A pity that a goose has to die for it.

*

As a volunteer bird rescuer, I see the other side of the story. Last year, in the days before Christmas, I got a call about an injured goose in someone’s backyard. “It’s just sitting there” said the homeowner, “and it doesn’t seem right”. When I arrive at her house, the goose has wedged itself into a corner of the fenced yard; it is half-sitting, half-lying, with its head and neck stretched out. A frightened, injured goose can be quite difficult to capture, but this one has no energy to resist. I throw a blanket over it, and as I’m bringing it up against me to check for wing damage, I realize that blood is streaming down the front of my jacket. That’s the moment when I realize that the goose has been shot.

It feels like it takes forever to bundle the goose into a transport crate, wrestle the crate into my car, and begin the drive to the bird hospital – an hour’s drive under good conditions, but with the roads crowded with holiday traffic I realize that this trip will take much longer. Not for the first time, I wish I had a flashing light and siren that would mark my car as being on a mission of mercy, an ambulance for which a route must be cleared. In the back of the car, the goose is making whimpering noises. As sad as they are to hear, I realize that silence would be worse. I’m not sure that this goose is going to survive the journey.

Although as a scientist I’m trained to believe that what matters most for the planet is overall biodiversity, and that survival of a species is more important than the fate of any individual creature, it’s hard to look at this goose and not see it as a being whose life is worth just as much as the human lives around me.
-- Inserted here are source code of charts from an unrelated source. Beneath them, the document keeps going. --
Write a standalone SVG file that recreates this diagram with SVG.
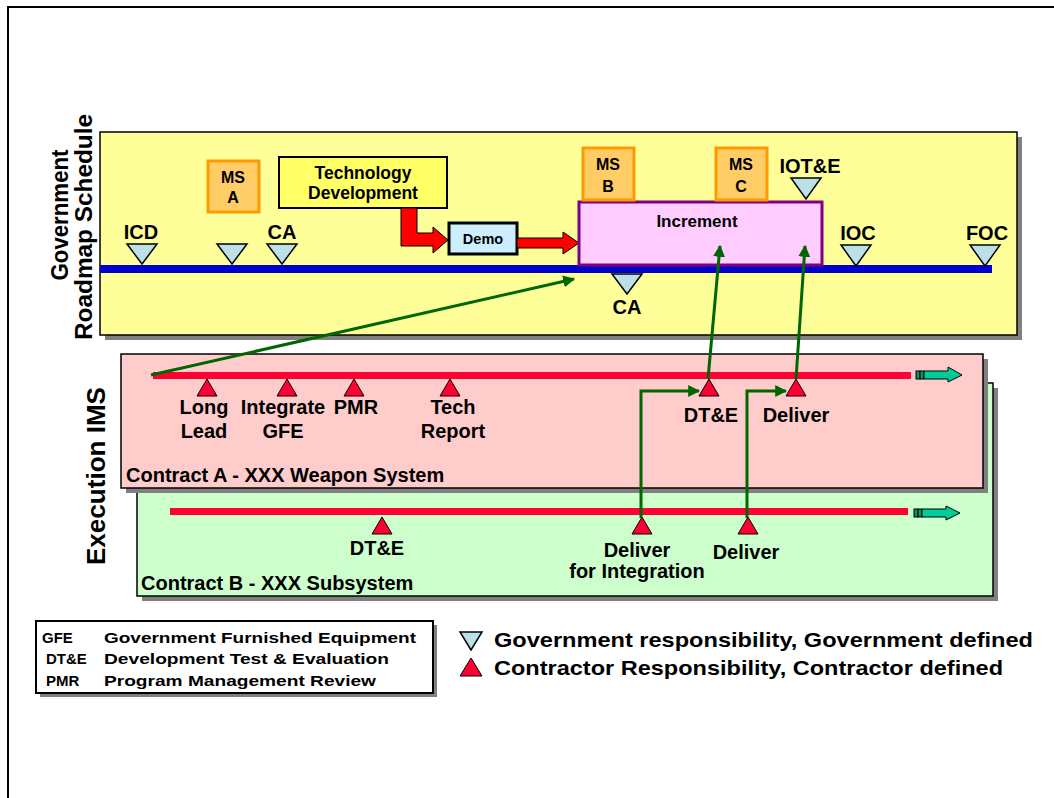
<svg xmlns="http://www.w3.org/2000/svg" width="1054" height="798" viewBox="0 0 1054 798">
<defs>
<style>
text{font-family:"Liberation Sans",Arial,sans-serif;font-weight:bold;fill:#000}
.lbl{font-size:20px;text-anchor:middle}
.ms{font-size:16px;text-anchor:middle}
.shadow{fill:#808080}
.gov{fill:#bde0e6;stroke:#000;stroke-width:1.5}
.con{fill:#ff0033;stroke:#000;stroke-width:1}
.msbox{fill:#ffcc66;stroke:#ff9900;stroke-width:3}
.grn{fill:none;stroke:#006600;stroke-width:3}
.redarrow{fill:#ff0000;stroke:#000;stroke-width:1}
.teal{fill:#00cc99;stroke:#000;stroke-width:1}
.leg{font-size:15px}
</style>
<marker id="gh" viewBox="0 0 10 10" refX="9" refY="5" markerWidth="4" markerHeight="4" orient="auto" markerUnits="strokeWidth">
<path d="M0,0 L10,5 L0,10 z" fill="#006600"/>
</marker>
</defs>
<rect width="1054" height="798" fill="#fff"/>
<path d="M8,798 V7 H1054" fill="none" stroke="#000" stroke-width="2"/>

<g id="roadmap-panel">
<rect x="105" y="137" width="917" height="203" class="shadow"/>
<rect x="100" y="132" width="917" height="203" fill="#ffff99" stroke="#000" stroke-width="1.5"/>
<rect x="100" y="265" width="892" height="8" fill="#0000cc"/>
</g>
<g id="label-roadmap">
<text transform="translate(68,215) rotate(-90)" font-size="24" text-anchor="middle" textLength="131" lengthAdjust="spacingAndGlyphs">Government</text>
<text transform="translate(92,227) rotate(-90)" font-size="24" text-anchor="middle" textLength="226" lengthAdjust="spacingAndGlyphs">Roadmap Schedule</text>
</g>
<g id="label-ims">
<text transform="translate(105,476) rotate(-90)" font-size="25" text-anchor="middle" textLength="178" lengthAdjust="spacingAndGlyphs">Execution IMS</text>
</g>

<g id="ms-icd"><polygon class="gov" points="127,244 157,244 142,264"/><text class="lbl" x="141" y="239">ICD</text></g>
<g id="ms-a-tri"><polygon class="gov" points="217,244 247,244 232,264"/></g>
<g id="ms-ca1"><polygon class="gov" points="267,244 297,244 282,264"/><text class="lbl" x="282" y="239">CA</text></g>
<g id="ms-a"><rect class="msbox" x="208" y="161" width="51" height="51"/><text class="ms" x="233" y="183">MS</text><text class="ms" x="233" y="203">A</text></g>
<g id="tech-dev"><rect x="279" y="157" width="168" height="51" fill="#ffff66" stroke="#000" stroke-width="2"/><text x="363" y="179" font-size="17.5" text-anchor="middle">Technology</text><text x="363" y="199" font-size="17.5" text-anchor="middle">Development</text></g>
<g id="arrow-td-demo"><polygon class="redarrow" points="401,208 417,208 417,233 433,233 433,227 448,240 433,253 433,246 401,246"/></g>
<g id="demo"><rect x="449" y="223" width="68" height="31" fill="#cceeff" stroke="#000" stroke-width="3"/><text x="483" y="244" font-size="14.5" text-anchor="middle">Demo</text></g>
<g id="arrow-demo-inc"><polygon class="redarrow" points="517,238 563,238 563,232 579,243 563,254 563,248 517,248"/></g>
<g id="increment"><rect x="579" y="202" width="243" height="63" fill="#ffccff" stroke="#800080" stroke-width="3"/><text x="697" y="227" font-size="17" text-anchor="middle">Increment</text></g>
<g id="ms-b"><rect class="msbox" x="583" y="148" width="51" height="52"/><text class="ms" x="608" y="170">MS</text><text class="ms" x="608" y="192">B</text></g>
<g id="ms-c"><rect class="msbox" x="716" y="148" width="51" height="52"/><text class="ms" x="741" y="170">MS</text><text class="ms" x="741" y="192">C</text></g>
<g id="ms-iote"><polygon class="gov" points="791,178 821,178 806,199"/><text class="lbl" x="810" y="173">IOT&amp;E</text></g>
<g id="ms-ca2"><polygon class="gov" points="612,274 642,274 627,294"/><text class="lbl" x="627" y="314">CA</text></g>
<g id="ms-ioc"><polygon class="gov" points="841,245 871,245 856,266"/><text class="lbl" x="858" y="240">IOC</text></g>
<g id="ms-foc"><polygon class="gov" points="970,245 1000,245 985,266"/><text class="lbl" x="987" y="240">FOC</text></g>

<g id="contract-b">
<rect x="142" y="388" width="856" height="213" class="shadow"/>
<rect x="137" y="383" width="856" height="213" fill="#ccffcc" stroke="#000" stroke-width="1.5"/>
<rect x="170" y="508" width="738" height="7" fill="#ff0033"/>
<rect x="914" y="509" width="4" height="8" fill="#009966" stroke="#000" stroke-width="1"/>
<rect x="918" y="509" width="4" height="8" fill="#009966" stroke="#000" stroke-width="1"/>
<polygon class="teal" points="922,509 946,509 946,506 960,513 946,520 946,517 922,517"/>
<text x="141" y="590" font-size="20">Contract B - XXX Subsystem</text>
</g>
<g id="contract-a">
<rect x="126" y="359" width="862" height="134" class="shadow"/>
<rect x="121" y="354" width="862" height="134" fill="#ffcccc" stroke="#000" stroke-width="1.5"/>
<rect x="153" y="372" width="758" height="7" fill="#ff0033"/>
<rect x="916" y="371" width="4" height="8" fill="#009966" stroke="#000" stroke-width="1"/>
<rect x="920" y="371" width="4" height="8" fill="#009966" stroke="#000" stroke-width="1"/>
<polygon class="teal" points="924,371 948,371 948,367 962,375 948,382 948,379 924,379"/>
<text x="126" y="482" font-size="20">Contract A - XXX Weapon System</text>
</g>

<g id="a-longlead"><polygon class="con" points="197,396 217,396 207,379"/><text class="lbl" x="204" y="414">Long</text><text class="lbl" x="204" y="438">Lead</text></g>
<g id="a-integrate"><polygon class="con" points="277,396 297,396 287,379"/><text class="lbl" x="283" y="414">Integrate</text><text class="lbl" x="283" y="438">GFE</text></g>
<g id="a-pmr"><polygon class="con" points="344,396 364,396 354,379"/><text class="lbl" x="356" y="414">PMR</text></g>
<g id="a-tech"><polygon class="con" points="440,396 460,396 450,379"/><text class="lbl" x="453" y="414">Tech</text><text class="lbl" x="453" y="438">Report</text></g>
<g id="a-dte"><polygon class="con" points="699,396 719,396 709,379"/><text class="lbl" x="711" y="422">DT&amp;E</text></g>
<g id="a-deliver"><polygon class="con" points="786,396 806,396 796,379"/><text class="lbl" x="796" y="422">Deliver</text></g>
<g id="b-dte"><polygon class="con" points="372,534 392,534 382,517"/><text class="lbl" x="377" y="555">DT&amp;E</text></g>
<g id="b-deliver-int"><polygon class="con" points="632,534 652,534 642,517"/><text class="lbl" x="637" y="557">Deliver</text><text class="lbl" x="637" y="578">for Integration</text></g>
<g id="b-deliver"><polygon class="con" points="738,534 758,534 748,517"/><text class="lbl" x="746" y="559">Deliver</text></g>

<g id="connectors">
<path class="grn" d="M151,375 L574,279" marker-end="url(#gh)"/>
<path class="grn" d="M708,379 L720,246" marker-end="url(#gh)"/>
<path class="grn" d="M796,379 L805,246" marker-end="url(#gh)"/>
<path class="grn" d="M641,518 V391 H699" marker-end="url(#gh)"/>
<path class="grn" d="M747,518 V391 H786" marker-end="url(#gh)"/>
</g>

<g id="legend-abbrev">
<rect x="40" y="625" width="397" height="72" class="shadow"/>
<rect x="36" y="621" width="397" height="72" fill="#fff" stroke="#000" stroke-width="2"/>
<text class="leg" x="42" y="643">GFE</text>
<text class="leg" x="46" y="664">DT&amp;E</text>
<text class="leg" x="46" y="686">PMR</text>
<text class="leg" x="104" y="643" textLength="312" lengthAdjust="spacingAndGlyphs">Government Furnished Equipment</text>
<text class="leg" x="104" y="664" textLength="285" lengthAdjust="spacingAndGlyphs">Development Test &amp; Evaluation</text>
<text class="leg" x="104" y="686" textLength="272" lengthAdjust="spacingAndGlyphs">Program Management Review</text>
</g>
<g id="legend-symbols">
<polygon class="gov" points="460,632 482,632 471,650"/>
<text x="494" y="647" font-size="21" textLength="539" lengthAdjust="spacingAndGlyphs">Government responsibility, Government defined</text>
<polygon class="con" points="460,676 482,676 471,658"/>
<text x="494" y="675" font-size="21" textLength="509" lengthAdjust="spacingAndGlyphs">Contractor Responsibility, Contractor defined</text>
</g>
</svg>
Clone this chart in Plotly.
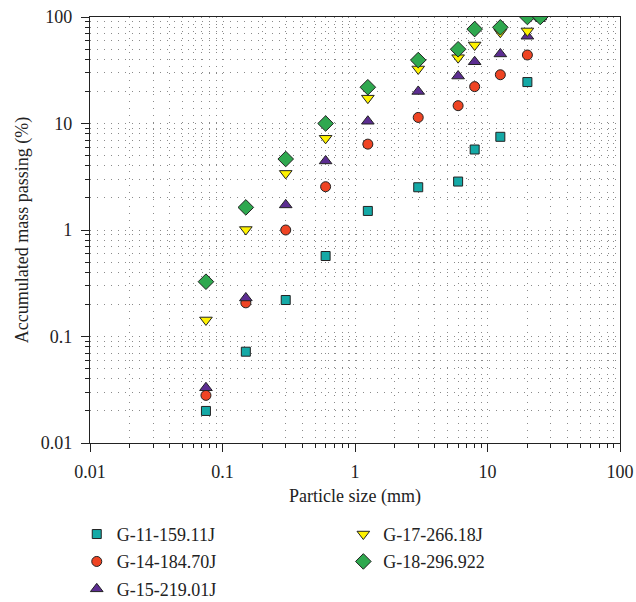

And, because geese are strongly social, it’s probably some other goose’s mate, or mother, or father, or daughter, or son, and I picture them grieving for it. The world changes when you look at it through the eyes of a goose. I finally get to the hospital, and hand the bloody mess of bird and blanket over to the veterinary technicians. There is nothing more I can do. As I walk away, I hear one of them say “Clean shot”, which gives me some hope that this bird will survive.

*

As fall turns to winter, the geese adapt to being hunted. They quickly learn which fields are safe, and which are not, and they spend increasing amounts of time at the local wildlife refuge, where the fields have been planted with clover, and the tidal creeks are rich in underwater grasses. In the last week of January, as the end of goose season approaches, hunters become increasingly desperate, and the geese retreat deeper into the refuge. On the last day of the season, hunters are in a blind at the end of a spit of land only a few hundred yards from the refuge entrance. They are not allowed to shoot geese inside the refuge, but at the sound of every shot groups of geese rise into the air in panic. No doubt the hunters hope that some will drift over the refuge boundary and into range. But as the sun sets, and the hunters retrieve their decoys and put away their rifles, it seems as if every goose on the refuge takes to flight. Silhouetted against the red-streaked sky, hundreds of thousands of birds swirl in a maelstrom of beating wings, a vortex of birds that rises and then collapses, birds drifting down to reclaim the land and water in which they were so recently hunted.

Goose season ends much as it began, with a shift in the wind. In late February, the birds become restless, days and nights filled with goose hubbub as they wait for a wind from the south. At sunset on the first day that speaks of spring rather than winter, they begin to leave, turning towards the north, flying in family parties of ten to twenty birds. I hear their calls all through the night, and by sunrise the next day only a few stragglers remain. The fields and marshes are silent. Goose season is over for another year.